09 November 2021
How blessed are those whose way is blameless,
Who walk in the law of the LORD.
How blessed are those who observe His testimonies,
Who seek Him with all their heart. (Psalm 119:1-2 NASB)
Ask David; he could tell you that the Covenant is a divine privilege, not a hindrance to good living. The Lord grants us the power over our own fleshly nature, to keep it in line with His Word, if we seek Him with full commitment. Until you see the boundaries as a gift of grace, you'll never understand what Jesus taught.
There is a continuity between the Old and New Testaments. For far too long people have used the excuse of misunderstanding Romans 6:14 to suggest that David was lying in Psalm 119. They mistake the Jewish legalism for the Hebrew mystical Covenant of Moses. They don't want to obey 2 Timothy 2:15, only quote it -- it's a reference to the Old Testament. Everything Jesus taught was the Old Testament; He said He was the embodiment of that Scripture. Every argument He had with the Jewish leadership rested entirely on His determination to restore the ancient Hebrew understanding of the Old Testament.
He gathered up all the loose ends of unfinished business and became in Himself the New Covenant, the fulfillment of the Old. Since the written record was rejected by His nation, God came in person to make sure everyone understood what He intended. A cookbook makes a lot more sense when you get to know the chef who wrote it. You don't throw out the cookbook, but you use it to remind you of what the chef taught you. So it is with Christ; we use the whole Bible to remind us what He taught us.
The New Testament churches were nothing more than synagogues of Christ. The Apostles planted churches that met in the same fashion as any Jewish synagogue, but with a few changes to match the New Covenant in Christ's Blood. The symbolism had changed. The people of God used to wear headgear in His Presence, to symbolize the need of covering. They needed the blood sacrifices to cover for their fleshly nature. They dared not expose their sin to the Lord. In the New Covenant, we remove our headgear, because God Himself is our covering. His Son was the final sacrifice for our sinful nature. The Temple Veil is gone; we come directly into His Presence.
But the boundaries of the Law still mean something to us. They point out the moral character of our Father in one context. It is upon us to dig into that written covenant so we can extrapolate what His character demands of us in our context today.

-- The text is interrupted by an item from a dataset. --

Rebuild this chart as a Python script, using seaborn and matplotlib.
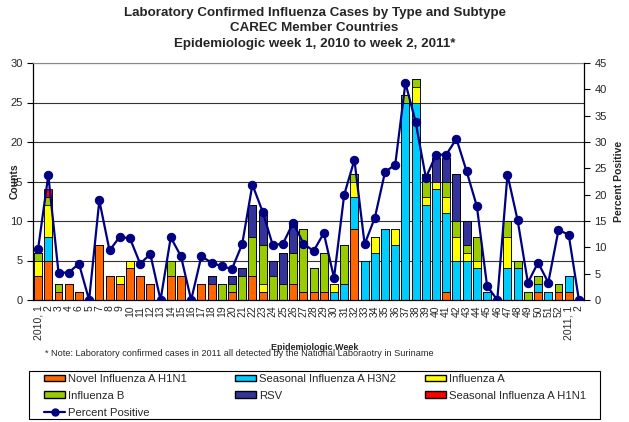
import numpy as np
import pandas as pd
import matplotlib
matplotlib.use("Agg")
import matplotlib.pyplot as plt
import seaborn as sns
from matplotlib.patches import Patch, Rectangle
from matplotlib.lines import Line2D

# epidemiologic weeks as shown on the axis (2010 wk1 .. 2011 wk2)
weeks = ["2010, 1", "2", "3", "4", "6", "5"] + [str(w) for w in range(7, 53)] + ["2011, 1", "2"]

novel_h1n1 = [3, 5, 1, 2, 1, 0, 7, 3, 2, 4, 3, 2, 0, 3, 3, 0, 2, 2, 0, 1, 0, 3, 1, 0, 0, 2, 1, 1, 1, 0,
              0, 9, 0, 0, 0, 0, 0, 0, 0, 0, 1, 0, 0, 0, 0, 0, 0, 0, 0, 1, 0, 1, 1, 0]
seasonal_h3n2 = [0, 3, 0, 0, 0, 0, 0, 0, 0, 0, 0, 0, 0, 0, 0, 0, 0, 0, 0, 0, 0, 0, 0, 0, 0, 0, 0, 0, 0, 1,
                 2, 4, 5, 6, 9, 7, 25, 25, 12, 14, 10, 5, 5, 4, 1, 0, 4, 4, 0, 1, 1, 0, 2, 0]
influenza_a = [2, 4, 0, 0, 0, 0, 0, 0, 1, 1, 0, 0, 0, 0, 0, 0, 0, 0, 0, 0, 0, 0, 1, 0, 0, 0, 0, 0, 0, 1,
               0, 2, 0, 2, 0, 2, 0, 2, 1, 1, 2, 3, 1, 1, 0, 0, 4, 0, 0, 0, 0, 0, 0, 0]
influenza_b = [1, 1, 1, 0, 0, 0, 0, 0, 0, 0, 0, 0, 0, 2, 0, 0, 0, 0, 2, 1, 3, 5, 5, 3, 2, 4, 8, 3, 5, 0,
               5, 1, 0, 0, 0, 0, 1, 1, 3, 0, 2, 2, 1, 3, 0, 0, 2, 1, 1, 1, 0, 1, 0, 0]
rsv = [0, 0, 0, 0, 0, 0, 0, 0, 0, 0, 0, 0, 0, 0, 0, 0, 0, 1, 0, 1, 1, 4, 4, 2, 4, 4, 0, 0, 0, 0,
       0, 0, 0, 0, 0, 0, 0, 0, 0, 3, 3, 6, 3, 0, 0, 0, 0, 0, 0, 0, 0, 0, 0, 0]
seasonal_h1n1 = [0, 1] + [0] * 52
percent_positive = [9.7, 23.7, 5.2, 5.2, 6.9, 0, 18.9, 9.4, 12.0, 11.7, 6.9, 8.7, 0, 11.9, 8.3, 0, 8.3, 7.1,
                    6.4, 5.9, 10.6, 21.9, 16.8, 10.4, 10.7, 14.7, 10.7, 9.3, 12.7, 4.2, 20.0, 26.6, 10.6,
                    15.6, 24.3, 25.7, 41.2, 33.8, 23.2, 27.6, 27.6, 30.6, 24.4, 17.8, 2.7, 0, 23.8, 15.1,
                    3.3, 7.1, 3.3, 13.3, 12.4, 0]

series = [("Novel Influenza A H1N1", novel_h1n1, "#FF6600"),
          ("Seasonal Influenza A H3N2", seasonal_h3n2, "#00CCFF"),
          ("Influenza A", influenza_a, "#FFFF00"),
          ("Influenza B", influenza_b, "#99CC00"),
          ("RSV", rsv, "#333399"),
          ("Seasonal Influenza A H1N1", seasonal_h1n1, "#FF0000")]

sns.set_style("white")
plt.rcParams["font.family"] = ["Liberation Sans", "DejaVu Sans"]

pos = np.arange(len(weeks))
df = pd.DataFrame({name: vals for name, vals, _ in series})
cum = df.cumsum(axis=1)

fig = plt.figure(figsize=(6.29, 4.22), dpi=100)
ax = fig.add_axes([33 / 629, 1 - 300 / 422, (584 - 33) / 629, (300 - 63) / 422])
ax.set_axisbelow(True)
ax.yaxis.grid(True, color="#333333", linewidth=0.8)

# stacked bars: draw cumulative totals from top layer down
for name, _, color in reversed(series):
    sns.barplot(x=pos, y=cum[name].values, color=color, saturation=1, width=0.78,
                edgecolor="black", linewidth=0.6, ax=ax, errorbar=None)

ax.set_xlim(-0.5, len(weeks) - 0.5)
ax.set_ylim(0, 30)
ax.set_yticks(range(0, 31, 5))
ax.set_xticks(pos)
ax.set_xticklabels(weeks, rotation=90, fontsize=7.5)
ax.set_xticks(np.arange(-0.5, len(weeks), 1), minor=True)
ax.tick_params(axis="x", which="major", length=0, pad=4)
ax.tick_params(axis="x", which="minor", length=4, width=0.8, color="black", direction="out")
ax.tick_params(axis="y", length=4, width=0.8, direction="out", labelsize=8, color="black", left=True)
ax.set_ylabel("Counts", fontsize=7.5, fontweight="bold")
ax.yaxis.set_label_coords(-0.024, 0.5)
ax.set_xlabel("")
for s in ["left", "bottom"]:
    ax.spines[s].set_color("black")
    ax.spines[s].set_linewidth(0.9)
ax.spines["top"].set_color("#888888")
ax.spines["right"].set_visible(False)

ax2 = ax.twinx()
sns.lineplot(x=pos, y=percent_positive, ax=ax2, color="#000080", marker="o", markersize=6,
             markeredgecolor="#000080", linewidth=1.6)
ax2.set_ylim(0, 45)
ax2.set_yticks(range(0, 46, 5))
ax2.tick_params(axis="y", length=4, width=0.8, direction="out", labelsize=8, color="black", right=True)
ax2.set_ylabel("Percent Positive", fontsize=7.5, fontweight="bold", labelpad=5)
for s in ["left", "top", "bottom"]:
    ax2.spines[s].set_visible(False)
ax2.spines["right"].set_color("black")
ax2.spines["right"].set_linewidth(0.9)

fig.text(0.5, 1 - 7 / 422, "Laboratory Confirmed Influenza Cases by Type and Subtype\nCAREC Member Countries\n"
         "Epidemiologic week 1, 2010 to week 2, 2011*", ha="center", va="top",
         fontsize=9.6, fontweight="bold", linespacing=1.37)
fig.text(315 / 629, 1 - 347 / 422, "Epidemiologic Week", ha="center", va="center",
         fontsize=6.5, fontweight="bold")
fig.text(45 / 629, 1 - 353 / 422,
         "* Note: Laboratory confirmed cases in 2011 all detected by the National Laboraotry in Suriname",
         ha="left", va="center", fontsize=6.6)

# legend: three equal-width columns inside one box, like the original
columns = [
    [Patch(facecolor=series[0][2], edgecolor="black", label=series[0][0]),
     Patch(facecolor=series[3][2], edgecolor="black", label=series[3][0]),
     Line2D([], [], color="#000080", marker="o", markersize=5, linewidth=1.6, label="Percent Positive")],
    [Patch(facecolor=series[1][2], edgecolor="black", label=series[1][0]),
     Patch(facecolor=series[4][2], edgecolor="black", label=series[4][0])],
    [Patch(facecolor=series[2][2], edgecolor="black", label=series[2][0]),
     Patch(facecolor=series[5][2], edgecolor="black", label=series[5][0])],
]
for x0, hs in zip([44, 235, 425], columns):
    fig.legend(handles=hs, loc="upper left", bbox_to_anchor=(x0 / 629, 1 - 374 / 422),
               fontsize=8.1, frameon=False, handlelength=1.9, handleheight=0.55,
               handletextpad=0.25, labelspacing=0.6, borderpad=0, borderaxespad=0)
fig.add_artist(Rectangle((29 / 629, 1 - 419 / 422), (600 - 29) / 629, (419 - 371) / 422,
                         transform=fig.transFigure, fill=False, edgecolor="black", linewidth=0.8))

fig.savefig("out.png", dpi=100)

The New Testament is loaded with fresh new examples. We discard most of the old ritual law, not because it means nothing, but because it no longer fits. The Seder became the Lord's Supper, because He fulfilled all the promises inherent in the Seder. Now we celebrate that sacrifice and redemption through a much simpler version of the Seder ritual. Baptism is no longer a ritual bath repeated every time we go to worship in the Temple; it's a one-time ritual for those who embrace Christ as their Lord, and then become His Temple.
But by the same token, a great deal of Old Testament code still applies, because it was universal in the first place. We avoid killing humans, we don't steal, we don't lie, and we avoid pagan idolatry. We do not tolerate generational conflict within the body. We will not tolerate sexual promiscuity -- one man with one woman for life. We still dress modestly; we still don't allow female ritual leadership. We still need, now more than ever, a congregation of spiritual family that lives in close communion daily, with a tribal-feudal feel to the whole thing. There is still a great concern over defilement. We are complete aliens from outside this world.
That is, those things stand if you take the Cross and the New Testament seriously.
If we do not cling to the Covenant in its fullness, if we keep short-cutting the obligations, then we have no covering from Christ, and no shalom and no witness. And if we have no witness, there is no reason at all for God to keep us here in this world. We would have betrayed the Covenant and His name. It's not enough to conform your actions to the code; the code must live in your heart. It must represent in your mind the character of the Father. You should desire the boundaries of the Covenant just like David did in his long Psalm 119 about it.